What you have to do:
Copy out lines with the word "seaborn" from the material that follows.

Recorded information:
────

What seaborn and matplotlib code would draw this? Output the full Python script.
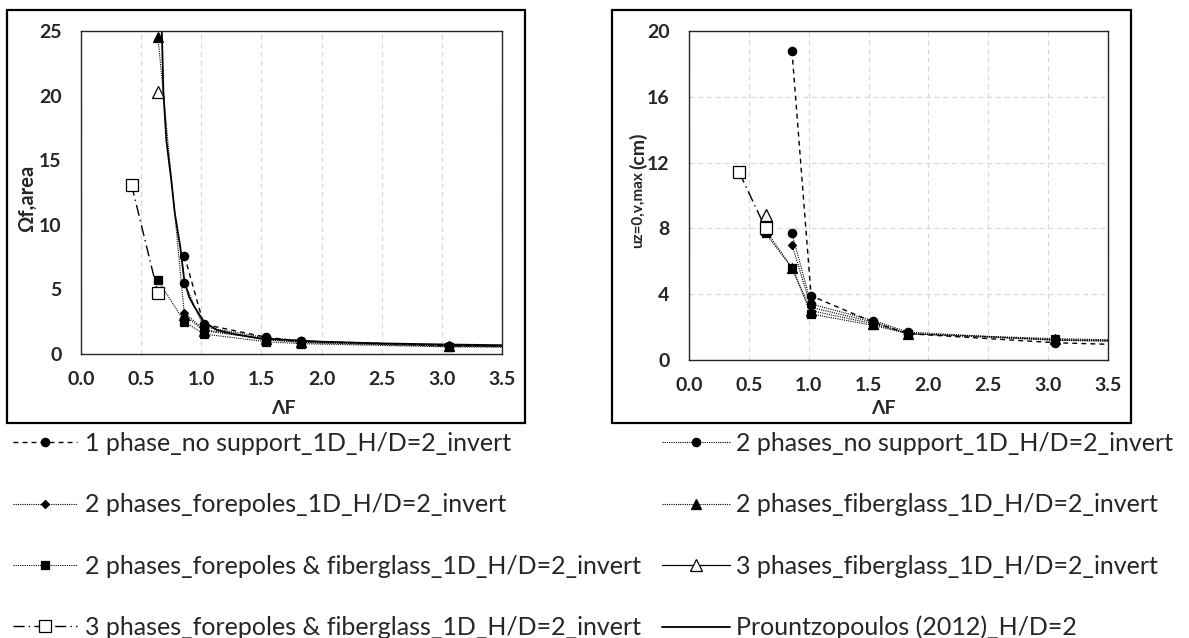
import matplotlib
matplotlib.use("Agg")
import matplotlib.pyplot as plt
from matplotlib.patches import Rectangle
from matplotlib.ticker import FormatStrFormatter, MultipleLocator
import seaborn as sns

sns.set_theme(style="white")
plt.rcParams["font.family"] = ["Lato", "DejaVu Sans"]

# ---- data ----
# a point past 3.5 only carries the line out to the axis edge (no marker drawn there)
LABELS = ["1 phase_no support_1D_H/D=2_invert",
          "2 phases_no support_1D_H/D=2_invert",
          "2 phases_forepoles_1D_H/D=2_invert",
          "2 phases_fiberglass_1D_H/D=2_invert",
          "2 phases_forepoles & fiberglass_1D_H/D=2_invert",
          "3 phases_fiberglass_1D_H/D=2_invert",
          "3 phases_forepoles & fiberglass_1D_H/D=2_invert",
          "Prountzopoulos (2012)_H/D=2"]

lf_1ph_ns   = [0.86, 1.02, 1.54, 1.83, 3.06, 4.0]
lf_2ph_ns   = [0.86, 1.02, 1.54, 1.83, 3.06, 4.0]
lf_2ph_fp   = [0.86, 1.02, 1.54, 1.83, 3.06, 4.0]
lf_2ph_fg   = [0.64, 0.86, 1.02, 1.54, 1.83, 3.06, 4.0]
lf_2ph_fpfg = [0.64, 0.86, 1.02, 1.54, 1.83, 3.06, 4.0]
lf_3ph_fg   = [0.64]
lf_3ph_fpfg = [0.42, 0.64]

# left panel: Omega f,area
om_1ph_ns   = [7.6, 2.3, 1.3, 1.0, 0.65, 0.6]
om_2ph_ns   = [5.5, 2.1, 1.25, 1.0, 0.65, 0.6]
om_2ph_fp   = [3.2, 1.9, 1.1, 0.9, 0.6, 0.55]
om_2ph_fg   = [24.5, 3.0, 1.8, 1.15, 0.9, 0.6, 0.55]
om_2ph_fpfg = [5.7, 2.5, 1.55, 0.95, 0.8, 0.55, 0.5]
om_3ph_fg   = [20.3]
om_3ph_fpfg = [13.1, 4.7]

# right panel: u z=0,v,max (cm)
u_1ph_ns   = [18.8, 3.9, 2.3, 1.6, 1.05, 0.85]
u_2ph_ns   = [7.7, 3.4, 2.4, 1.7, 1.2, 1.1]
u_2ph_fp   = [7.0, 3.2, 2.3, 1.6, 1.2, 1.1]
u_2ph_fg   = [7.9, 5.6, 3.0, 2.2, 1.6, 1.25, 1.15]
u_2ph_fpfg = [7.7, 5.6, 2.8, 2.1, 1.6, 1.3, 1.15]
u_3ph_fg   = [8.8]
u_3ph_fpfg = [11.4, 8.0]

# Prountzopoulos (2012) curve, left panel only
lf_prount = [0.665, 0.672, 0.685, 0.71, 0.75, 0.78, 0.825, 0.86, 0.90, 0.94,
             1.02, 1.13, 1.27, 1.49, 2.0, 2.5, 3.0, 3.5]
om_prount = [26.5, 25.0, 20.3, 16.5, 13.5, 10.9, 8.3, 5.6, 4.4, 3.7,
             2.5, 1.85, 1.55, 1.2, 0.95, 0.82, 0.74, 0.68]

DOT    = (0, (1, 1))
DASH   = (0, (3.5, 3))
DASHDT = (0, (8, 3, 1, 3))

# label -> (linestyle, marker, facecolor, markersize, linewidth)
STYLE = {
    LABELS[0]: (DASH,   "o", "black", 6.0, 1.0),
    LABELS[1]: (DOT,    "o", "black", 6.0, 0.8),
    LABELS[2]: (DOT,    "D", "black", 4.5, 0.8),
    LABELS[3]: (DOT,    "^", "black", 6.5, 0.8),
    LABELS[4]: (DOT,    "s", "black", 6.0, 0.8),
    LABELS[5]: ("-",    "^", "white", 8.0, 0.9),
    LABELS[6]: (DASHDT, "s", "white", 8.0, 1.0),
}

left_series = [(lf_1ph_ns, om_1ph_ns), (lf_2ph_ns, om_2ph_ns), (lf_2ph_fp, om_2ph_fp),
               (lf_2ph_fg, om_2ph_fg), (lf_2ph_fpfg, om_2ph_fpfg), (lf_3ph_fg, om_3ph_fg),
               (lf_3ph_fpfg, om_3ph_fpfg)]
right_series = [(lf_1ph_ns, u_1ph_ns), (lf_2ph_ns, u_2ph_ns), (lf_2ph_fp, u_2ph_fp),
                (lf_2ph_fg, u_2ph_fg), (lf_2ph_fpfg, u_2ph_fpfg), (lf_3ph_fg, u_3ph_fg),
                (lf_3ph_fpfg, u_3ph_fpfg)]

W, H = 1189, 638
fig = plt.figure(figsize=(W / 100, H / 100), dpi=100)

def px_axes(x0, y0, x1, y1):
    return fig.add_axes([x0 / W, 1 - y1 / H, (x1 - x0) / W, (y1 - y0) / H])

ax1 = px_axes(81, 31, 502, 354)
ax2 = px_axes(689, 31, 1108, 360)

# outer chart boxes
for x0, x1 in [(7, 525), (612, 1131)]:
    fig.add_artist(Rectangle((x0 / W, 1 - 423 / H), (x1 - x0) / W, 413 / H,
                             transform=fig.transFigure, fill=False,
                             edgecolor="black", linewidth=1.6))

def draw(ax, series):
    for lab, (x, y) in zip(LABELS, series):
        ls, mk, fc, ms, lw = STYLE[lab]
        sns.lineplot(x=x, y=y, ax=ax, color="black", linestyle=ls, linewidth=lw,
                     marker=mk, markersize=ms, markerfacecolor=fc,
                     markeredgecolor="black", markeredgewidth=0.9,
                     markevery=[i for i, v in enumerate(x) if v <= 3.5],
                     estimator=None, errorbar=None, label=lab)

draw(ax1, left_series)
sns.lineplot(x=lf_prount, y=om_prount, ax=ax1, color="black", linestyle="-",
             linewidth=1.3, estimator=None, errorbar=None, label=LABELS[7])
draw(ax2, right_series)

grid_kw = dict(color="#d9d9d9", linestyle=(0, (4, 3)), linewidth=0.9)
for ax, ymax, ystep in [(ax1, 25, 5), (ax2, 20, 4)]:
    ax.set_xlim(0, 3.5)
    ax.set_ylim(0, ymax)
    ax.xaxis.set_major_locator(MultipleLocator(0.5))
    ax.yaxis.set_major_locator(MultipleLocator(ystep))
    ax.xaxis.set_major_formatter(FormatStrFormatter("%.1f"))
    ax.tick_params(length=0, labelsize=14, pad=12)
    ax.tick_params(axis="y", pad=14)
    for t in ax.get_xticklabels() + ax.get_yticklabels():
        t.set_fontweight("bold")
    for sp in ax.spines.values():
        sp.set_color("#262626")
        sp.set_linewidth(1.0)
    ax.set_axisbelow(True)
    ax.xaxis.grid(True, **grid_kw)
    ax.set_xlabel("ΛF", fontsize=14, fontweight="bold")

ax2.yaxis.grid(True, **grid_kw)

ax1.xaxis.set_label_coords(0.48, -0.142)
ax2.xaxis.set_label_coords(0.465, -0.122)

ax1.set_ylabel("Ωf,area", fontsize=14.5, fontweight="bold")
ax1.yaxis.set_label_coords(-0.105, 0.481)
ax2.set_ylabel("")
ax2.text(-0.122, 0.5745, "uz=0,v,max", transform=ax2.transAxes, rotation=90,
         ha="center", va="top", fontsize=11, fontweight="bold")
ax2.text(-0.122, 0.5805, "(cm)", transform=ax2.transAxes, rotation=90,
         ha="center", va="bottom", fontsize=14, fontweight="bold")

handles, labels = ax1.get_legend_handles_labels()
ax1.get_legend().remove()
ax2.get_legend().remove()
hmap = dict(zip(labels, handles))

col_left = [LABELS[0], LABELS[2], LABELS[4], LABELS[6]]
col_right = [LABELS[1], LABELS[3], LABELS[5], LABELS[7]]
leg_kw = dict(loc="upper left", frameon=False, fontsize=18, labelspacing=1.53,
              borderpad=0, borderaxespad=0)
fig.legend([hmap[l] for l in col_left], col_left, bbox_to_anchor=(13 / W, 1 - 432 / H),
           handlelength=2.56, handletextpad=0.32, **leg_kw)
fig.legend([hmap[l] for l in col_right], col_right, bbox_to_anchor=(662 / W, 1 - 432 / H),
           handlelength=2.7, handletextpad=0.25, **leg_kw)

fig.savefig("out.png", dpi=100)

────

The response:
What seaborn and matplotlib code would draw this? Output the full Python script.
import seaborn as sns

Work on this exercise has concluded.